-- Start --

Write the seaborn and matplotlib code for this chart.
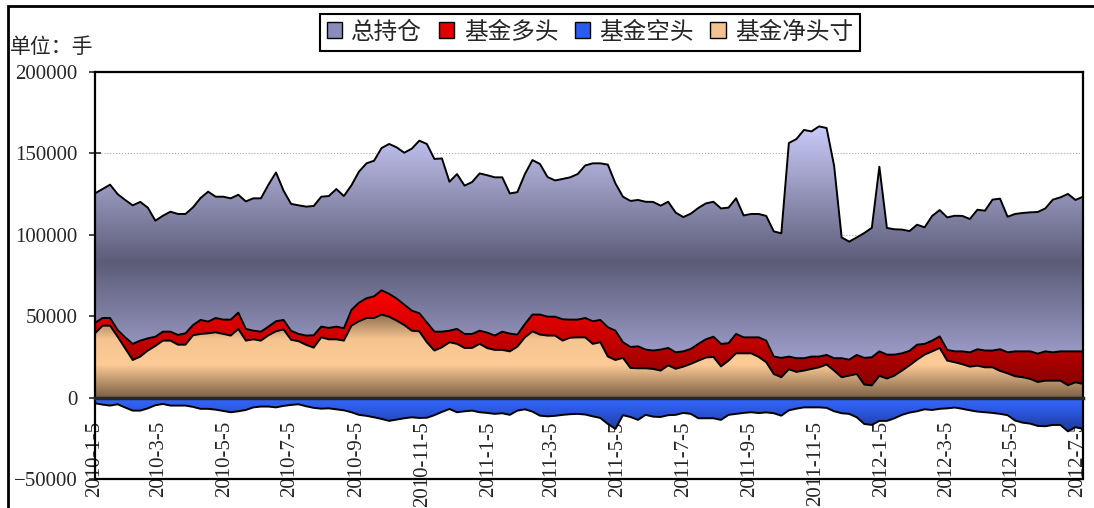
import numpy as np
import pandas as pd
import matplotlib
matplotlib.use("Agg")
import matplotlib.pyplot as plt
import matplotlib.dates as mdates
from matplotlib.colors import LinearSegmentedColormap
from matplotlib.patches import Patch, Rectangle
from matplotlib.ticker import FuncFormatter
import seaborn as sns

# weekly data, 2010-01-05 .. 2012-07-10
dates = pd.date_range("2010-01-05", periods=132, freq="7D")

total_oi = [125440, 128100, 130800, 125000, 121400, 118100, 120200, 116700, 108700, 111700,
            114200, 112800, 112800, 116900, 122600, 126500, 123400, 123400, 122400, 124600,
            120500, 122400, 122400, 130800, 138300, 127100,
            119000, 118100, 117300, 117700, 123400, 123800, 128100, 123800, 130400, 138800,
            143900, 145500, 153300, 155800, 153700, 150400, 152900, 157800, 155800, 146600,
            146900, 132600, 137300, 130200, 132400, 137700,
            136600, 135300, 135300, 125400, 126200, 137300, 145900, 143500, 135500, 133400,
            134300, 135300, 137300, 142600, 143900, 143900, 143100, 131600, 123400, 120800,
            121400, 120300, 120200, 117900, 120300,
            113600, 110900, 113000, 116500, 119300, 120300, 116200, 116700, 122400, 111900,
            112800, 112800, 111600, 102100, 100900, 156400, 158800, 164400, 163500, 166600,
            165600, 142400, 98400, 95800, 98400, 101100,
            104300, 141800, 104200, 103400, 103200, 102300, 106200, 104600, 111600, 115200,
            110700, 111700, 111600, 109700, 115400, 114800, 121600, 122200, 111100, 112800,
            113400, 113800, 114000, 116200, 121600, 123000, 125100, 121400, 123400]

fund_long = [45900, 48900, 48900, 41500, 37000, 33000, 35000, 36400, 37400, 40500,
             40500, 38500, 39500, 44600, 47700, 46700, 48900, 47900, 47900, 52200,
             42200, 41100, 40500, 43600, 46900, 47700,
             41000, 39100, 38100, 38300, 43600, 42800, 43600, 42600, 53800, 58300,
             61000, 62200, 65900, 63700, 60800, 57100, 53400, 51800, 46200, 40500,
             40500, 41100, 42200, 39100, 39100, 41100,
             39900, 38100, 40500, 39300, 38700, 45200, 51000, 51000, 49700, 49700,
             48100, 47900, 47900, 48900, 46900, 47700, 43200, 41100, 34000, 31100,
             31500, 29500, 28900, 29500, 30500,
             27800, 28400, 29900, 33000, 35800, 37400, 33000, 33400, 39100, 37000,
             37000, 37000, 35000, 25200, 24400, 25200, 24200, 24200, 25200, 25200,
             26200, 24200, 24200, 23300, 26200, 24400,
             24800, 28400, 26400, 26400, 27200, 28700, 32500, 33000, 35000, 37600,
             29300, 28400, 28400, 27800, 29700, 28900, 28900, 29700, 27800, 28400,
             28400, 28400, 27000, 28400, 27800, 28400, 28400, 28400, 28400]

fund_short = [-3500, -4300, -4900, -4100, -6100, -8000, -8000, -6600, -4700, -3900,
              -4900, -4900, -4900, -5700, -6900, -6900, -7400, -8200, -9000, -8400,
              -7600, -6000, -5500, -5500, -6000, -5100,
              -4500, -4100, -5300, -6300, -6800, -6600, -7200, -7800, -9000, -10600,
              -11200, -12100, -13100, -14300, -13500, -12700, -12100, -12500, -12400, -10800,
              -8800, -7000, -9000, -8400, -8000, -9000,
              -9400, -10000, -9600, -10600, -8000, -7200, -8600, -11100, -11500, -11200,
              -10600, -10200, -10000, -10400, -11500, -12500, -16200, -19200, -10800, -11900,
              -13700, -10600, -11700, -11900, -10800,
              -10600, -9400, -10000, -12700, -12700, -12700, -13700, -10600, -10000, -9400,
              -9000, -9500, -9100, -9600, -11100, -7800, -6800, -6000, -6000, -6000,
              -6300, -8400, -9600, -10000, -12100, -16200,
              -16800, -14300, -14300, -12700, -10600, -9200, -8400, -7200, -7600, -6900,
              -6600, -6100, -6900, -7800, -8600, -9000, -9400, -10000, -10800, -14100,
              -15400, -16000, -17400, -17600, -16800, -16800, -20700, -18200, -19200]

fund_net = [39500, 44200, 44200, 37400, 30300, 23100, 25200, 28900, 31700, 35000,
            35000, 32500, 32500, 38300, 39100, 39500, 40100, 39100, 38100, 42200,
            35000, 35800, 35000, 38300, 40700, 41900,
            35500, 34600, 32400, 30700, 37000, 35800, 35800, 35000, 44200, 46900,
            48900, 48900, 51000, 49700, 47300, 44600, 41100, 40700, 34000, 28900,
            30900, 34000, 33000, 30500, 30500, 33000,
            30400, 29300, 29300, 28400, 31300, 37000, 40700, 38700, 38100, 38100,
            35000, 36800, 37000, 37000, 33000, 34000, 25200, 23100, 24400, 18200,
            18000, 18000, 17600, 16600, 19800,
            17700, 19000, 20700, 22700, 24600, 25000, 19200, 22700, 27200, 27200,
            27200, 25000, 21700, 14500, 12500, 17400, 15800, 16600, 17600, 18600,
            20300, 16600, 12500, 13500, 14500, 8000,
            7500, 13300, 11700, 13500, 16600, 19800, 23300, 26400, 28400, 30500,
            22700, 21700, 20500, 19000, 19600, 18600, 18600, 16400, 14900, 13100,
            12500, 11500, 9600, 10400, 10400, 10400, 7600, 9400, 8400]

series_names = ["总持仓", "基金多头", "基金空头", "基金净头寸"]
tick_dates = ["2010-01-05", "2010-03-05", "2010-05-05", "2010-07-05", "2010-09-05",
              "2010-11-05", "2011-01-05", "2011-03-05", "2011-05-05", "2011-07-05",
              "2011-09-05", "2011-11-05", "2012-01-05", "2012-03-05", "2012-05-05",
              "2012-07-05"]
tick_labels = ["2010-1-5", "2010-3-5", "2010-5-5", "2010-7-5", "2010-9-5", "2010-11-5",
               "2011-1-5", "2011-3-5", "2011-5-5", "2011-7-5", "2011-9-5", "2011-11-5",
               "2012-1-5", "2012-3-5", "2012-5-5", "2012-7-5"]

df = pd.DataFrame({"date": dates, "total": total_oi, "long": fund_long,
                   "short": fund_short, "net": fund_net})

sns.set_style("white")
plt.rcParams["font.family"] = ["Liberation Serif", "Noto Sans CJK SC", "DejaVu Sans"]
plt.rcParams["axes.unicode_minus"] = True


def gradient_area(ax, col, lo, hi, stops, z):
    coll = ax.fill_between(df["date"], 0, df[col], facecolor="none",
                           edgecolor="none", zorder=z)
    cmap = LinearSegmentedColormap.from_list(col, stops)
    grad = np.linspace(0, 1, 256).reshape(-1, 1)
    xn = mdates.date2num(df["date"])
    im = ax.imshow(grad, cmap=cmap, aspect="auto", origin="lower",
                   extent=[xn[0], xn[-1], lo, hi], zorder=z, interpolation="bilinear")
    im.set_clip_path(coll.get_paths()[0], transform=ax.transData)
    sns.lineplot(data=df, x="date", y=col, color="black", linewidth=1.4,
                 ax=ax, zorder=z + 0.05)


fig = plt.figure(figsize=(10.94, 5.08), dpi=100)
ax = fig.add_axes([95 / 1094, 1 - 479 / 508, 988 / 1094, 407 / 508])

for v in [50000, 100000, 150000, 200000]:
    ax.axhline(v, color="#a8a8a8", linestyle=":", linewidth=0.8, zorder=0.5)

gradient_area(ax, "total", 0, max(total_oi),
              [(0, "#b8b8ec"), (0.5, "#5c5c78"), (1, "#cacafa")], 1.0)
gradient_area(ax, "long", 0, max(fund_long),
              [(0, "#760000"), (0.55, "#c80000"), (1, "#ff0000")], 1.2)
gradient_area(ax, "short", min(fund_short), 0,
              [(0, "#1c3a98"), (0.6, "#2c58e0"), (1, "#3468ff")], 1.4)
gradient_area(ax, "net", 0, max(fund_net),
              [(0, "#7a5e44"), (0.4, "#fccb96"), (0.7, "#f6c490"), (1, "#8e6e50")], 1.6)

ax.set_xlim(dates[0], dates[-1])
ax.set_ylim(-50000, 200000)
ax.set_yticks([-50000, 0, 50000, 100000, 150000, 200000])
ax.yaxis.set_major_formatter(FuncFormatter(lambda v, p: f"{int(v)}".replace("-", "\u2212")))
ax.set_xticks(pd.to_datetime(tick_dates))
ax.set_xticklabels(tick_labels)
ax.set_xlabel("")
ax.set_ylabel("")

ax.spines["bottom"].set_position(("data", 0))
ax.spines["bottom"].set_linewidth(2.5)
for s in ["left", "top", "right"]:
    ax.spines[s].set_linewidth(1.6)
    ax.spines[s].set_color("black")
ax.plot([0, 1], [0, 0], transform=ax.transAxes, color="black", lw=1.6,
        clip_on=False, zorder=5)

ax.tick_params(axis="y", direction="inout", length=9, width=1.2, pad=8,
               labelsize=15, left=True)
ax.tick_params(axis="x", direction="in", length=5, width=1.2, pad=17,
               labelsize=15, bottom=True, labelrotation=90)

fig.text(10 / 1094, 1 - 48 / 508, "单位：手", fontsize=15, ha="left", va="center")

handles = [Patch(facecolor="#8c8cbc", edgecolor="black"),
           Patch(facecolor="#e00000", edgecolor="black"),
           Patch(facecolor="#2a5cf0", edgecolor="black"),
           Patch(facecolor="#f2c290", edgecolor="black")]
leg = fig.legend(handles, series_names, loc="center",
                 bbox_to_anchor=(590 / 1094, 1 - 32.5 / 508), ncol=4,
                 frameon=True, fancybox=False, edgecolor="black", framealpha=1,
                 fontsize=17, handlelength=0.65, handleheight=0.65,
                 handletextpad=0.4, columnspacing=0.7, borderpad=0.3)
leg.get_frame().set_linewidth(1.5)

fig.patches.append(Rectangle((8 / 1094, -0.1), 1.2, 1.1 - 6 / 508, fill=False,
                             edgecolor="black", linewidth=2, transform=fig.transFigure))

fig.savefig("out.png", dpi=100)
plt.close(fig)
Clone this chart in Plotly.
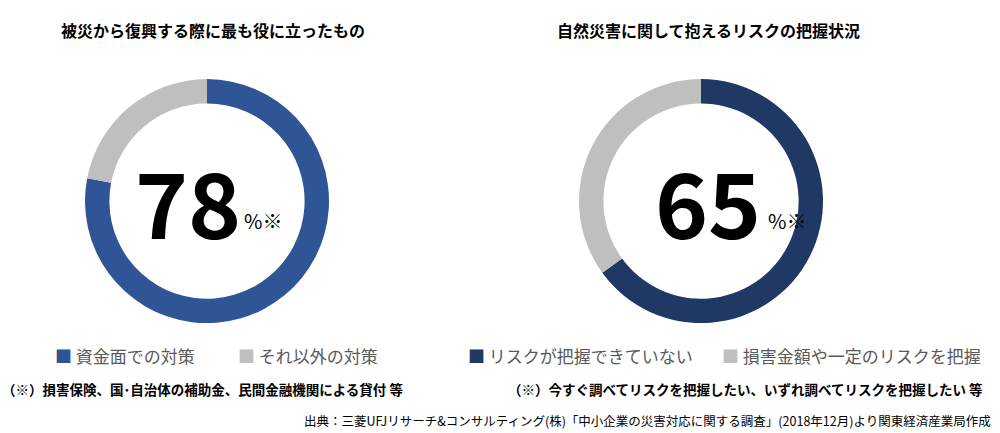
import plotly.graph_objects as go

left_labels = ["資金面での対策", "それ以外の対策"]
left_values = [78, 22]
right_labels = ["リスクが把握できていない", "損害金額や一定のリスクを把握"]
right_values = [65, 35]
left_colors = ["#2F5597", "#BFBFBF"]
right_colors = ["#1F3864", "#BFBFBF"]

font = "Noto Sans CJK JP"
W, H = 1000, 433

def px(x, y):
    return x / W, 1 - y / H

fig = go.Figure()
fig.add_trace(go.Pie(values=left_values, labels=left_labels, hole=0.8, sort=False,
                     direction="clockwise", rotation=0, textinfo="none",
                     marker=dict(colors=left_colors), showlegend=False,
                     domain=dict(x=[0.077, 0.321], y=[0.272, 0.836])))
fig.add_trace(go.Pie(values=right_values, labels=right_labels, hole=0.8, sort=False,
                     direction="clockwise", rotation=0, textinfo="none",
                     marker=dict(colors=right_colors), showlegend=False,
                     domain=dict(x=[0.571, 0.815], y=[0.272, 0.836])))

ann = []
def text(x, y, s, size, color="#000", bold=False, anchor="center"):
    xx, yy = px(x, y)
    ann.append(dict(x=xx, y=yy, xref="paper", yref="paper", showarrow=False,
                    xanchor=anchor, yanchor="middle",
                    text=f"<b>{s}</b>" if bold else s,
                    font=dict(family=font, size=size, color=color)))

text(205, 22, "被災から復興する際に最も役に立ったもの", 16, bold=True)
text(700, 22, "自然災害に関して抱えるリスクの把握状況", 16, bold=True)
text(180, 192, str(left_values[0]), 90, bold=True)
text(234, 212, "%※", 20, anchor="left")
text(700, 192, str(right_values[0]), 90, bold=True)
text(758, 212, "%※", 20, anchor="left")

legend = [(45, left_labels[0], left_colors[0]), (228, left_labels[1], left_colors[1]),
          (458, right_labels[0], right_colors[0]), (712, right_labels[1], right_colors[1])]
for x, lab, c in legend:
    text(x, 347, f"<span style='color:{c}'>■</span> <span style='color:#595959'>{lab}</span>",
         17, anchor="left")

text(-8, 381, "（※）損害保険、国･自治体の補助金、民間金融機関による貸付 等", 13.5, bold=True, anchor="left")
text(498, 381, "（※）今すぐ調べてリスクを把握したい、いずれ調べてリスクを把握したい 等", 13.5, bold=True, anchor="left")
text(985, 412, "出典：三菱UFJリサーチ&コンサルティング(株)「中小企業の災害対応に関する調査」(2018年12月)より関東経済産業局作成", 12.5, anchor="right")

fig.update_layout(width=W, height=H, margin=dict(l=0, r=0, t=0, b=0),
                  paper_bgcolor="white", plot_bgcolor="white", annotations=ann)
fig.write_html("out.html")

-- End --

● Set problem:
Repeat only the lines between the top of the entries above and the line containing "125100, 121400, 123400]", both ends included, without the pictures.

● Solution:
Write the seaborn and matplotlib code for this chart.
import numpy as np
import pandas as pd
import matplotlib
matplotlib.use("Agg")
import matplotlib.pyplot as plt
import matplotlib.dates as mdates
from matplotlib.colors import LinearSegmentedColormap
from matplotlib.patches import Patch, Rectangle
from matplotlib.ticker import FuncFormatter
import seaborn as sns

# weekly data, 2010-01-05 .. 2012-07-10
dates = pd.date_range("2010-01-05", periods=132, freq="7D")

total_oi = [125440, 128100, 130800, 125000, 121400, 118100, 120200, 116700, 108700, 111700,
            114200, 112800, 112800, 116900, 122600, 126500, 123400, 123400, 122400, 124600,
            120500, 122400, 122400, 130800, 138300, 127100,
            119000, 118100, 117300, 117700, 123400, 123800, 128100, 123800, 130400, 138800,
            143900, 145500, 153300, 155800, 153700, 150400, 152900, 157800, 155800, 146600,
            146900, 132600, 137300, 130200, 132400, 137700,
            136600, 135300, 135300, 125400, 126200, 137300, 145900, 143500, 135500, 133400,
            134300, 135300, 137300, 142600, 143900, 143900, 143100, 131600, 123400, 120800,
            121400, 120300, 120200, 117900, 120300,
            113600, 110900, 113000, 116500, 119300, 120300, 116200, 116700, 122400, 111900,
            112800, 112800, 111600, 102100, 100900, 156400, 158800, 164400, 163500, 166600,
            165600, 142400, 98400, 95800, 98400, 101100,
            104300, 141800, 104200, 103400, 103200, 102300, 106200, 104600, 111600, 115200,
            110700, 111700, 111600, 109700, 115400, 114800, 121600, 122200, 111100, 112800,
            113400, 113800, 114000, 116200, 121600, 123000, 125100, 121400, 123400]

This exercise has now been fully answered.